In Texas from 2002 to 2015, tuition at public colleges has increased an average of 147 percent, according to calculations by The Texas Tribune. Despite heightened costs, universities have not responded with upgraded facilities, nor has federal minimum wage reflected the need for more funds.
There is a simple answer to why this is so, but also a messy, complex and hard to comprehend explanation with the details, but we will take the shortcut to the point. With the federal government shaming colleges for high tuition costs, the colleges respond by jacking up the price exponentially to supposedly suffice for the lack of funding from the state, whom they blame when the Feds call them out. Everyone blames everyone else, now spearheaded first and foremost by Trump, and no one wants to take responsibility and bite the bullet to keep higher education available to lower-income individuals and families.

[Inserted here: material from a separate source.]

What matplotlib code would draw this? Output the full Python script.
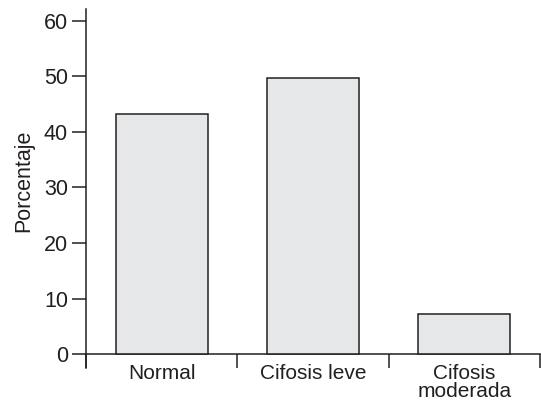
import matplotlib
matplotlib.use("Agg")
import matplotlib.pyplot as plt
import numpy as np

categories = ["Normal", "Cifosis leve", "Cifosis\nmoderada"]
values = [43.2, 49.6, 7.2]
yticks = [0, 10, 20, 30, 40, 50, 60]

ink = "#231f20"
fill = "#e6e7e8"

plt.rcParams['font.family'] = ['Liberation Sans', 'DejaVu Sans']

fig = plt.figure(figsize=(5.41, 4.03), dpi=100)
ax = fig.add_axes([86/541, 35/403, 454/541, 358.5/403])

x = np.arange(len(categories)) + 0.5
ax.bar(x, values, width=0.61, color=fill, edgecolor=ink, linewidth=1.1, zorder=3)

ax.set_xlim(0, len(categories))
ax.set_ylim(-2.5, 62.0)

ax.spines['top'].set_visible(False)
ax.spines['right'].set_visible(False)
ax.spines['bottom'].set_position(('data', 0))
for s in ['left', 'bottom']:
    ax.spines[s].set_color(ink)
    ax.spines[s].set_linewidth(1.1)

ax.set_yticks(yticks)
ax.set_yticklabels([str(v) for v in yticks])
ax.tick_params(axis='y', direction='out', length=10, width=1.1, color=ink,
               labelsize=15.5, labelcolor=ink, pad=3)

ax.set_xticks(np.arange(len(categories) + 1))
ax.set_xticklabels([])
ax.tick_params(axis='x', which='major', direction='out', length=10, width=1.1, color=ink)
ax.set_xticks(x, minor=True)
ax.set_xticklabels(categories, minor=True)
ax.tick_params(axis='x', which='minor', length=0, pad=7, labelsize=15,
               labelcolor=ink)
for lbl in ax.get_xticklabels(minor=True):
    lbl.set_linespacing(0.95)

ax.set_ylabel("Porcentaje", fontsize=15.5, color=ink)
ax.yaxis.set_label_coords(-0.115, 0.522)

fig.savefig("out.png", dpi=100)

Regarding Pell grants, USA Today reported “The program has been around since 1972, and the Trump administration says slashing its funding ‘safeguards’ its survival for the next decade.”
When I graduate this May, after the three years I have been here at SMU, I will be $23,000 in debt. That is on top of the Pell grant, which does not have to be paid back, as well as numerous other grants for being a poor, emancipated minor that never had my parents financial backing like more than half of this school’s population has. So I am a special case and still have the same amount of debt due as the cost of a down payment on a small house. I will start paying $140 per month starting January in 2018, and at that rate, I will have 13 years of student loans to pay off. You read that correctly, and that is only for less than three years of loans during college at SMU. If I have children in the next five or six years, I will still be paying off student loans by the time they start school, which is when I should be stashing away money for their future. These problems begin to overlap and become messier and messier until someone puts a stop to it.
This is nothing in comparison to what our future generations will have to face if we lose Pell grants while tuition keeps getting higher. It will only get worse if Trump’s proposal to slash the 2018 budget passes.
Jackquelyn Brown is a Senior majoring in Journalism and minoring in Photography.